Begin with the first line of the material and copy each line word for word through the line that contains "4.13e-5, 1.27e-4, 5.62e-4];"; the pictures are left out.

==================================================

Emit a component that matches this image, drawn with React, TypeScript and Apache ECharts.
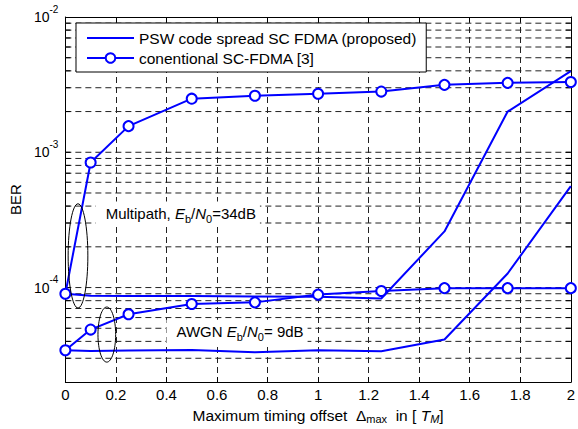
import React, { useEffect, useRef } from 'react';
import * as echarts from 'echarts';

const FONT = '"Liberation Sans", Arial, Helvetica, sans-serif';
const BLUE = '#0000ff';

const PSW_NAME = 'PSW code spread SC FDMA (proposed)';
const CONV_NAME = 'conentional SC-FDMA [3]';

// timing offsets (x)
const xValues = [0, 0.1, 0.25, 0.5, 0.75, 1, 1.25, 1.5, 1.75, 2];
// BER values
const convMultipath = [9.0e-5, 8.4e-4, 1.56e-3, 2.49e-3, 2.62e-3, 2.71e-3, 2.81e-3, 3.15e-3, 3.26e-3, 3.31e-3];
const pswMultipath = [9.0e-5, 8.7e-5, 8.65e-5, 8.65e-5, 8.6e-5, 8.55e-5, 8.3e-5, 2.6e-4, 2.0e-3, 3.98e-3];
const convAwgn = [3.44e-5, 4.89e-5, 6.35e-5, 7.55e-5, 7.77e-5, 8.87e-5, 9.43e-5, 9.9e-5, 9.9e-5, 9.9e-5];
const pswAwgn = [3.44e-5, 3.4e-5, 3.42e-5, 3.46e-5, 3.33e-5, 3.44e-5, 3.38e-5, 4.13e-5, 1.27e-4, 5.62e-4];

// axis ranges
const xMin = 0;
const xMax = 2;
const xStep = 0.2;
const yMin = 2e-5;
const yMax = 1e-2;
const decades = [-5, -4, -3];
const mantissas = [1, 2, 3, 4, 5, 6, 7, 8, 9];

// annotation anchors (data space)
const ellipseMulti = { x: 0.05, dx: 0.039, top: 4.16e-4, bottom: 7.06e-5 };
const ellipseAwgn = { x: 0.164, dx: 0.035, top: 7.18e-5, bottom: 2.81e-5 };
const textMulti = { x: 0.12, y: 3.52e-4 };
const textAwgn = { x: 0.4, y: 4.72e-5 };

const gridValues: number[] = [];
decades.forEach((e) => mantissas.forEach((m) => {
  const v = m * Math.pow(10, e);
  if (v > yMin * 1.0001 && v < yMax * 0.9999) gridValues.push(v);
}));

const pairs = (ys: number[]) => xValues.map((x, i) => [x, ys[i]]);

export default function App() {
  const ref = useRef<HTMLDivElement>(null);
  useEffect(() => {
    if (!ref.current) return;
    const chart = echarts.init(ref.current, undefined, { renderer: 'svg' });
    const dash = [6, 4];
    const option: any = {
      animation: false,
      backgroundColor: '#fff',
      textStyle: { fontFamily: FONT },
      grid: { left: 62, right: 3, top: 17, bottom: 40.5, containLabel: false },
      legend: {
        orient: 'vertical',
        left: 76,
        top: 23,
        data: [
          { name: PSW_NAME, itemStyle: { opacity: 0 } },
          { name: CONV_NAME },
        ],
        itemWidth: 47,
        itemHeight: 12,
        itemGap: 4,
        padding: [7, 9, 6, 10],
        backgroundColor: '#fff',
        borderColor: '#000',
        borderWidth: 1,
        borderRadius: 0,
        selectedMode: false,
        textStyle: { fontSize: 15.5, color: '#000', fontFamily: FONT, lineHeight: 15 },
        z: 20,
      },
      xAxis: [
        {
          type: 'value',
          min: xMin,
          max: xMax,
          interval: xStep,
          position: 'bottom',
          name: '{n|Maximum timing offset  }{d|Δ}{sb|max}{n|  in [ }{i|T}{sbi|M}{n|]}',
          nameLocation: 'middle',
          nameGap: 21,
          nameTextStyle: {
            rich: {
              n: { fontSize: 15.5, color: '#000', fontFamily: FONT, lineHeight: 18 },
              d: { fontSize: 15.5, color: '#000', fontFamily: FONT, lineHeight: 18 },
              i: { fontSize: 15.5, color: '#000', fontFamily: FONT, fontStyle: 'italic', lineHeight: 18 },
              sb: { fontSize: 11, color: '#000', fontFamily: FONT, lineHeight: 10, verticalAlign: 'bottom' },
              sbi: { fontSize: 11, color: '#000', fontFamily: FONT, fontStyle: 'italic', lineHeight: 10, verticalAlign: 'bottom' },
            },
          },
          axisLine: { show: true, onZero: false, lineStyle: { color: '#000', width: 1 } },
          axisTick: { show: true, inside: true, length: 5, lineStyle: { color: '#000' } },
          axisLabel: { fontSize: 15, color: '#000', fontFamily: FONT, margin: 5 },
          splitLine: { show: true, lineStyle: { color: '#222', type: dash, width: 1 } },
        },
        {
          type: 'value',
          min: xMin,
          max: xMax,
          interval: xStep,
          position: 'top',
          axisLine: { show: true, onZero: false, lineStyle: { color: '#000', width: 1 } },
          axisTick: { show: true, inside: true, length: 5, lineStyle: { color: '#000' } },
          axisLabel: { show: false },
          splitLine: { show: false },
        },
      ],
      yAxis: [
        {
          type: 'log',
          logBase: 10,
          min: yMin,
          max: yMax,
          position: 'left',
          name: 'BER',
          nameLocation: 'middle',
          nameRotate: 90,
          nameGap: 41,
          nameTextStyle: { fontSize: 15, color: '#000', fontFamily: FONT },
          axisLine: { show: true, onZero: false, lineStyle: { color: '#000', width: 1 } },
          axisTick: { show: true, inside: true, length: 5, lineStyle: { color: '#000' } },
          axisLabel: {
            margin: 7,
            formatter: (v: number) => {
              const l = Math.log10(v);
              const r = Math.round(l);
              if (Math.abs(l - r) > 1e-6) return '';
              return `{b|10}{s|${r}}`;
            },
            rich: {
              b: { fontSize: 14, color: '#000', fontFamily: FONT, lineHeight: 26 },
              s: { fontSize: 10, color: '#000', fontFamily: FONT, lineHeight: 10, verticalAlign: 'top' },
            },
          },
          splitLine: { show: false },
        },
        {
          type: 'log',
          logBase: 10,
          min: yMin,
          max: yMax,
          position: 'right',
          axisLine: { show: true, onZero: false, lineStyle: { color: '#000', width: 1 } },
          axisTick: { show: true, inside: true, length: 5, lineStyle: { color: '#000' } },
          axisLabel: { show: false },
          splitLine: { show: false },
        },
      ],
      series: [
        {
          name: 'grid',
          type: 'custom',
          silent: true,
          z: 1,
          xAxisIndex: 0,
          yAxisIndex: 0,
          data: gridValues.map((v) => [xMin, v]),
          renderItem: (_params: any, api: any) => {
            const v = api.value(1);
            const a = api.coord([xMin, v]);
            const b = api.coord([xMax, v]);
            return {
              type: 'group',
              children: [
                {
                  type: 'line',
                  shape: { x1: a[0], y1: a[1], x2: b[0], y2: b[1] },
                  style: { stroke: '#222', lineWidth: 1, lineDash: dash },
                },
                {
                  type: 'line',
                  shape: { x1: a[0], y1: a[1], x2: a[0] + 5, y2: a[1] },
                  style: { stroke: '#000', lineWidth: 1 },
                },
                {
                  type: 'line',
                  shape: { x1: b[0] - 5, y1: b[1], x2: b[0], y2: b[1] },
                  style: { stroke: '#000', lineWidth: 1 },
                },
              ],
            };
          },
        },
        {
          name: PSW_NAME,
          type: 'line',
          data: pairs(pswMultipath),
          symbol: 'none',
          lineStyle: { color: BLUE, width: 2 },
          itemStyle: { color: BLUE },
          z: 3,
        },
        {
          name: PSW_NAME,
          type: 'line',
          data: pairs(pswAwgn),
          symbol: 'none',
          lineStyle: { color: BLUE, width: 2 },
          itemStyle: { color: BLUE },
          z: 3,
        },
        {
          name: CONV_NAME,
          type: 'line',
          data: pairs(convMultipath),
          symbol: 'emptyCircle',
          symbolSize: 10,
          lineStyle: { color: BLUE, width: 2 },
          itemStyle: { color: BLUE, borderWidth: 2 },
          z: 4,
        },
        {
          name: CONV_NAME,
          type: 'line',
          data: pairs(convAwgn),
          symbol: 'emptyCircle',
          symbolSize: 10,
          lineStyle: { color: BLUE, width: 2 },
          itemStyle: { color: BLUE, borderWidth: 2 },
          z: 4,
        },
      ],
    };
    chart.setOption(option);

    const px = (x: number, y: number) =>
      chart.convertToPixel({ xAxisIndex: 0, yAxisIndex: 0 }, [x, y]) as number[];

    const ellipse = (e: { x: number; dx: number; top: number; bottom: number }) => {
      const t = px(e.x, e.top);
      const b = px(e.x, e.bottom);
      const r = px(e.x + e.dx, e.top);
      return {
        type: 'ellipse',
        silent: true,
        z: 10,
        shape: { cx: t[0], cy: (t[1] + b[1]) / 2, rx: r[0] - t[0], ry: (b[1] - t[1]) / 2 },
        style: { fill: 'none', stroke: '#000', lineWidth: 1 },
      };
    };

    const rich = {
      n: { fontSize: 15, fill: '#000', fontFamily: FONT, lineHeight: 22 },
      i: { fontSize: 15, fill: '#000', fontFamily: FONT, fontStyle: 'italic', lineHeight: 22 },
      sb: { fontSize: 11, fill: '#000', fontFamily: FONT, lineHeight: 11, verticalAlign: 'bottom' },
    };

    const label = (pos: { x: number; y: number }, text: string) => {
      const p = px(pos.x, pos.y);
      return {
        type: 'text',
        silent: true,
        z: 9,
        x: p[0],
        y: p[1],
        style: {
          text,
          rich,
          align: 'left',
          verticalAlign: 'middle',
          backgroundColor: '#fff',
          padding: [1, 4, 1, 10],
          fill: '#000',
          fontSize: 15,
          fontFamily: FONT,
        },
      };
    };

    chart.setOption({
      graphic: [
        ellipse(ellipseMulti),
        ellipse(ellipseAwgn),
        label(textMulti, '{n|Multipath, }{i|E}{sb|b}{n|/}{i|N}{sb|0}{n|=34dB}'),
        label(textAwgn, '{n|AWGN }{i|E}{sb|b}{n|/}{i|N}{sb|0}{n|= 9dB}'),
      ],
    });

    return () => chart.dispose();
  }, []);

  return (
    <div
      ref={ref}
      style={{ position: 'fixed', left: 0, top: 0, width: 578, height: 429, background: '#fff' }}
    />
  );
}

==================================================

* _REPLY_
Emit a component that matches this image, drawn with React, TypeScript and Apache ECharts.
import React, { useEffect, useRef } from 'react';
import * as echarts from 'echarts';

const FONT = '"Liberation Sans", Arial, Helvetica, sans-serif';
const BLUE = '#0000ff';

const PSW_NAME = 'PSW code spread SC FDMA (proposed)';
const CONV_NAME = 'conentional SC-FDMA [3]';

// timing offsets (x)
const xValues = [0, 0.1, 0.25, 0.5, 0.75, 1, 1.25, 1.5, 1.75, 2];
// BER values
const convMultipath = [9.0e-5, 8.4e-4, 1.56e-3, 2.49e-3, 2.62e-3, 2.71e-3, 2.81e-3, 3.15e-3, 3.26e-3, 3.31e-3];
const pswMultipath = [9.0e-5, 8.7e-5, 8.65e-5, 8.65e-5, 8.6e-5, 8.55e-5, 8.3e-5, 2.6e-4, 2.0e-3, 3.98e-3];
const convAwgn = [3.44e-5, 4.89e-5, 6.35e-5, 7.55e-5, 7.77e-5, 8.87e-5, 9.43e-5, 9.9e-5, 9.9e-5, 9.9e-5];
const pswAwgn = [3.44e-5, 3.4e-5, 3.42e-5, 3.46e-5, 3.33e-5, 3.44e-5, 3.38e-5, 4.13e-5, 1.27e-4, 5.62e-4];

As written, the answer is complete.